(begin)

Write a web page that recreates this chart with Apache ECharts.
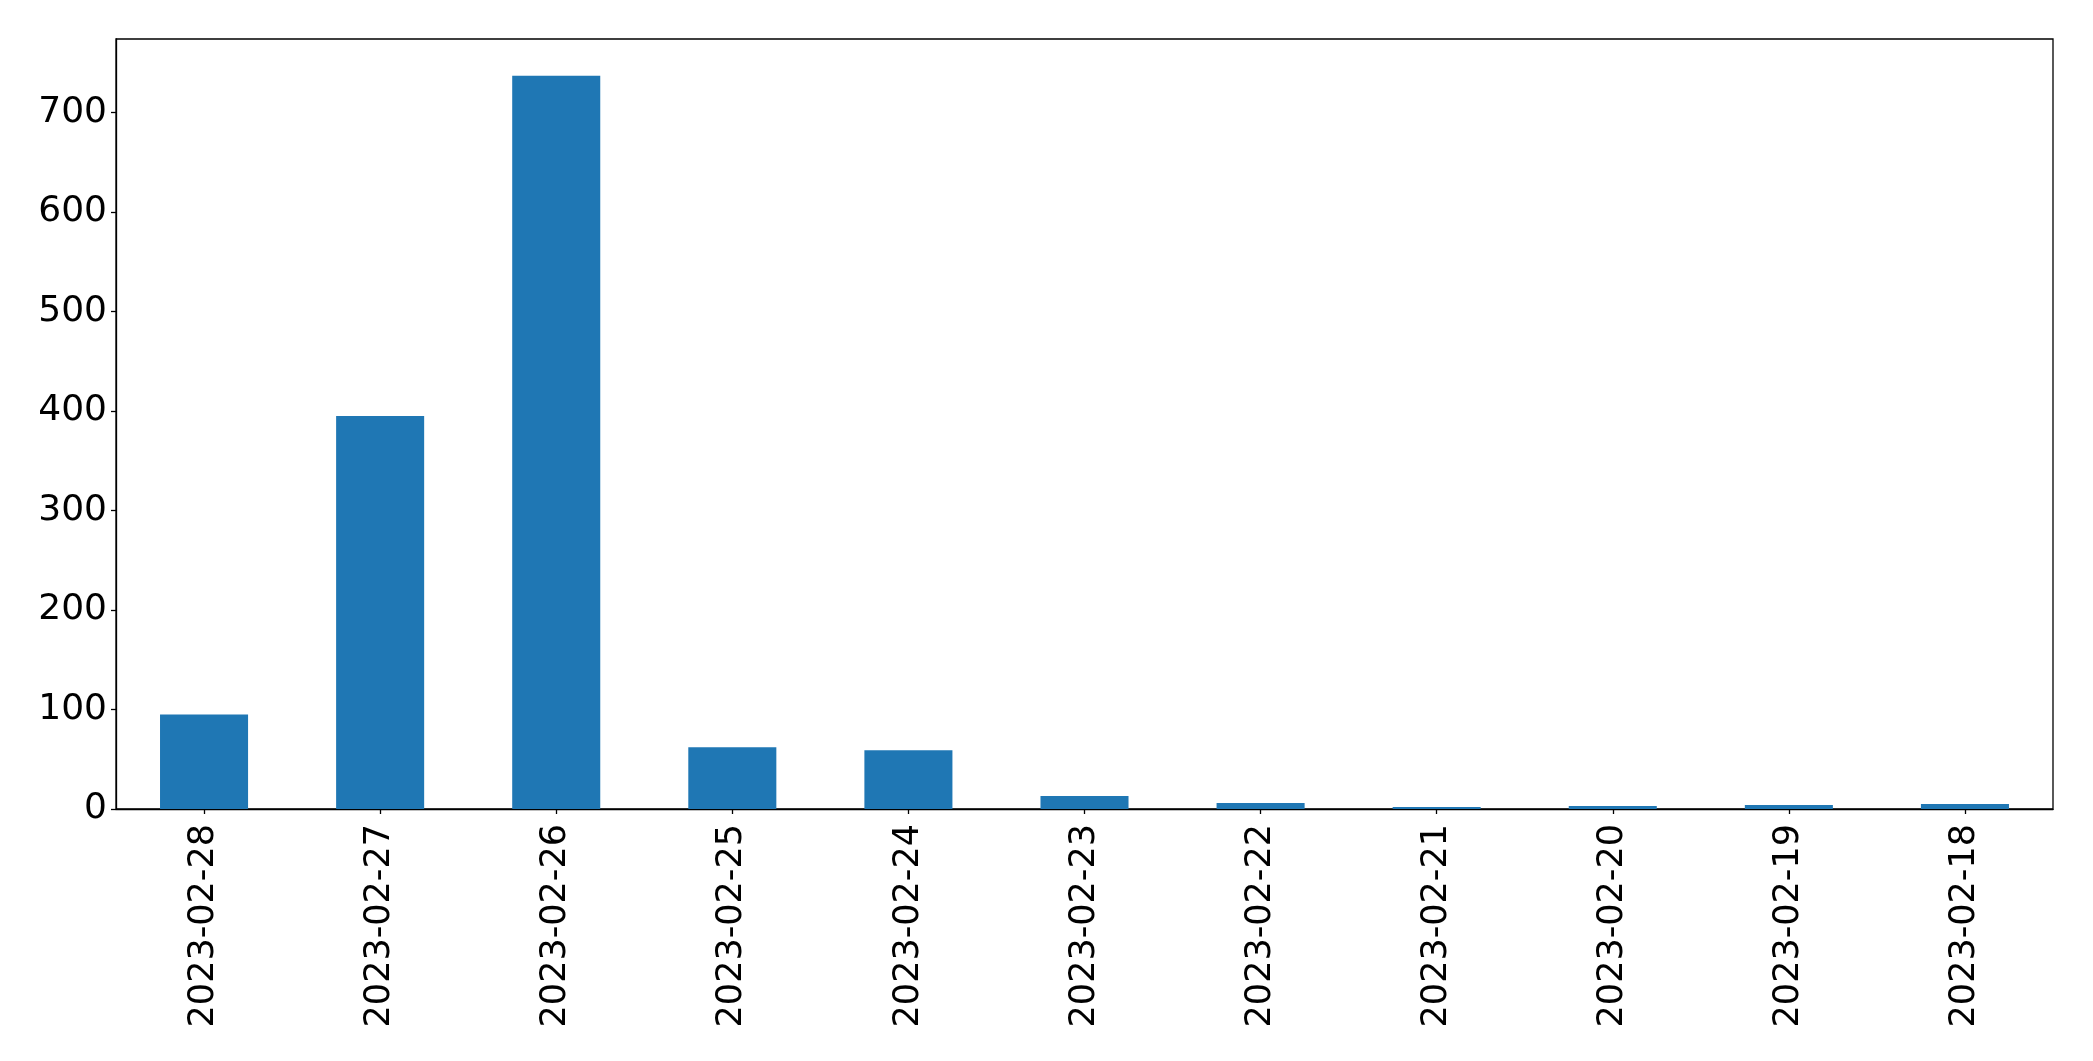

(end)
(begin)

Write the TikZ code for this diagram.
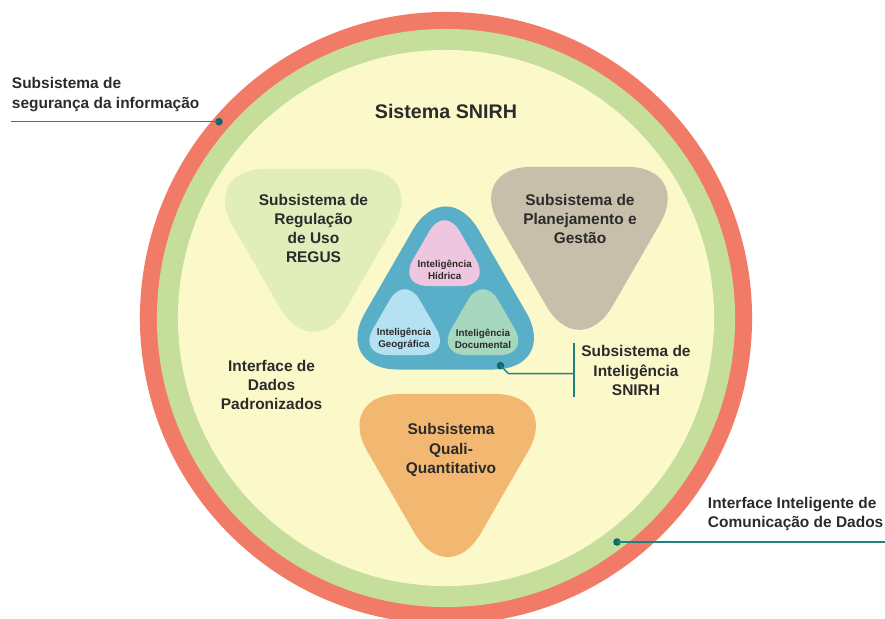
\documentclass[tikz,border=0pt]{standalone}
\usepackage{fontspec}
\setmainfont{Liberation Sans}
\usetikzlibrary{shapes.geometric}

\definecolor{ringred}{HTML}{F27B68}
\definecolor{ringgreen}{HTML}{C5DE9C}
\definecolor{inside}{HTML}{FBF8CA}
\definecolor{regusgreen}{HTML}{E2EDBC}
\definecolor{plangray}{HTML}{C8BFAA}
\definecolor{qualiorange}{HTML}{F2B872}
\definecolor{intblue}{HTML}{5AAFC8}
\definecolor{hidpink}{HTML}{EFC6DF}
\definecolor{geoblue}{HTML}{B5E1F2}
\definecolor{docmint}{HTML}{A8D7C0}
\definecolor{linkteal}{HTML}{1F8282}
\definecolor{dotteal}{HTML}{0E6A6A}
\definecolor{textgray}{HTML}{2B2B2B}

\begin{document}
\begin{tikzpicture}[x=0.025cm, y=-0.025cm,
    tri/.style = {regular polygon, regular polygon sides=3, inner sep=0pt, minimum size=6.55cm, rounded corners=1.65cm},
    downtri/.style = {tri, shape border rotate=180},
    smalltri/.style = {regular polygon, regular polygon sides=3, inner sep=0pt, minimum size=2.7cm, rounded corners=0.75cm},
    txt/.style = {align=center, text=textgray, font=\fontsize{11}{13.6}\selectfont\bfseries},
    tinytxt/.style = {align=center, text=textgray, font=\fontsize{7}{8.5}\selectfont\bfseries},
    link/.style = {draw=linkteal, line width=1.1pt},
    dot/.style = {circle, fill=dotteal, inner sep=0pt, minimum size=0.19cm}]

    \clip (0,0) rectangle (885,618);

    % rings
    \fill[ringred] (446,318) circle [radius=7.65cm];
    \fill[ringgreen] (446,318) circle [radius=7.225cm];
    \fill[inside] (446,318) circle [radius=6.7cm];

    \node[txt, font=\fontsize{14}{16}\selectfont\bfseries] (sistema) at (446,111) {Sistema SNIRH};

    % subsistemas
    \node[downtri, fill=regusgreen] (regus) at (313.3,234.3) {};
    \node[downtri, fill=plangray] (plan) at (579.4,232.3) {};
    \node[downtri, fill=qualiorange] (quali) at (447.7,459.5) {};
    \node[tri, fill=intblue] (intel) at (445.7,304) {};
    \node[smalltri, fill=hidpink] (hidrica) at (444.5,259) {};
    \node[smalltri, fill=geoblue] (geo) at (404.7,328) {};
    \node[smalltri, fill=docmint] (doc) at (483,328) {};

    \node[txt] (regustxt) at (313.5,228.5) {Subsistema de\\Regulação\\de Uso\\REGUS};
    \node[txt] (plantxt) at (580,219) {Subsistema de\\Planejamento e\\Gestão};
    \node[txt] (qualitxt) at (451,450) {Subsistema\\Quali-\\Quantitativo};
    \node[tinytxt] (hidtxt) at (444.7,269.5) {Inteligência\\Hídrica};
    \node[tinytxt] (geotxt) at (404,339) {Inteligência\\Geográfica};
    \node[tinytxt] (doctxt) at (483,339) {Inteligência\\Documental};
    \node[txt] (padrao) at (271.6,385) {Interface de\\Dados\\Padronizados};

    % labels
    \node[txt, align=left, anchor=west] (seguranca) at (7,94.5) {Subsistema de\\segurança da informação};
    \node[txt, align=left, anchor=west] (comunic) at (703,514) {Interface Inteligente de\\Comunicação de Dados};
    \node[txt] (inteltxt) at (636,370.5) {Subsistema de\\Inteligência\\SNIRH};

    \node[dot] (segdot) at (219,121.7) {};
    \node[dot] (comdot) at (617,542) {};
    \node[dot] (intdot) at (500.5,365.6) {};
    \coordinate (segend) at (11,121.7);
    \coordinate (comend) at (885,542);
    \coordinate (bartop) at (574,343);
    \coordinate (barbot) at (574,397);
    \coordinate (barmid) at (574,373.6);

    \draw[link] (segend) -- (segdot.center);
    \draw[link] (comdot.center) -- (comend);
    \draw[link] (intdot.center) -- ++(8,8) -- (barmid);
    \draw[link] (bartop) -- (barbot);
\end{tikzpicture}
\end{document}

(end)

## Task instructions
Using the data above, set down each line from the line with "Write the TikZ code for this diagram." to the line with "(sistema) at (446,111)" exactly, both ends included, and leave the pictures behind. Nothing else belongs.

## Final answer
Write the TikZ code for this diagram.
\documentclass[tikz,border=0pt]{standalone}
\usepackage{fontspec}
\setmainfont{Liberation Sans}
\usetikzlibrary{shapes.geometric}

\definecolor{ringred}{HTML}{F27B68}
\definecolor{ringgreen}{HTML}{C5DE9C}
\definecolor{inside}{HTML}{FBF8CA}
\definecolor{regusgreen}{HTML}{E2EDBC}
\definecolor{plangray}{HTML}{C8BFAA}
\definecolor{qualiorange}{HTML}{F2B872}
\definecolor{intblue}{HTML}{5AAFC8}
\definecolor{hidpink}{HTML}{EFC6DF}
\definecolor{geoblue}{HTML}{B5E1F2}
\definecolor{docmint}{HTML}{A8D7C0}
\definecolor{linkteal}{HTML}{1F8282}
\definecolor{dotteal}{HTML}{0E6A6A}
\definecolor{textgray}{HTML}{2B2B2B}

\begin{document}
\begin{tikzpicture}[x=0.025cm, y=-0.025cm,
    tri/.style = {regular polygon, regular polygon sides=3, inner sep=0pt, minimum size=6.55cm, rounded corners=1.65cm},
    downtri/.style = {tri, shape border rotate=180},
    smalltri/.style = {regular polygon, regular polygon sides=3, inner sep=0pt, minimum size=2.7cm, rounded corners=0.75cm},
    txt/.style = {align=center, text=textgray, font=\fontsize{11}{13.6}\selectfont\bfseries},
    tinytxt/.style = {align=center, text=textgray, font=\fontsize{7}{8.5}\selectfont\bfseries},
    link/.style = {draw=linkteal, line width=1.1pt},
    dot/.style = {circle, fill=dotteal, inner sep=0pt, minimum size=0.19cm}]

    \clip (0,0) rectangle (885,618);

    % rings
    \fill[ringred] (446,318) circle [radius=7.65cm];
    \fill[ringgreen] (446,318) circle [radius=7.225cm];
    \fill[inside] (446,318) circle [radius=6.7cm];

    \node[txt, font=\fontsize{14}{16}\selectfont\bfseries] (sistema) at (446,111) {Sistema SNIRH};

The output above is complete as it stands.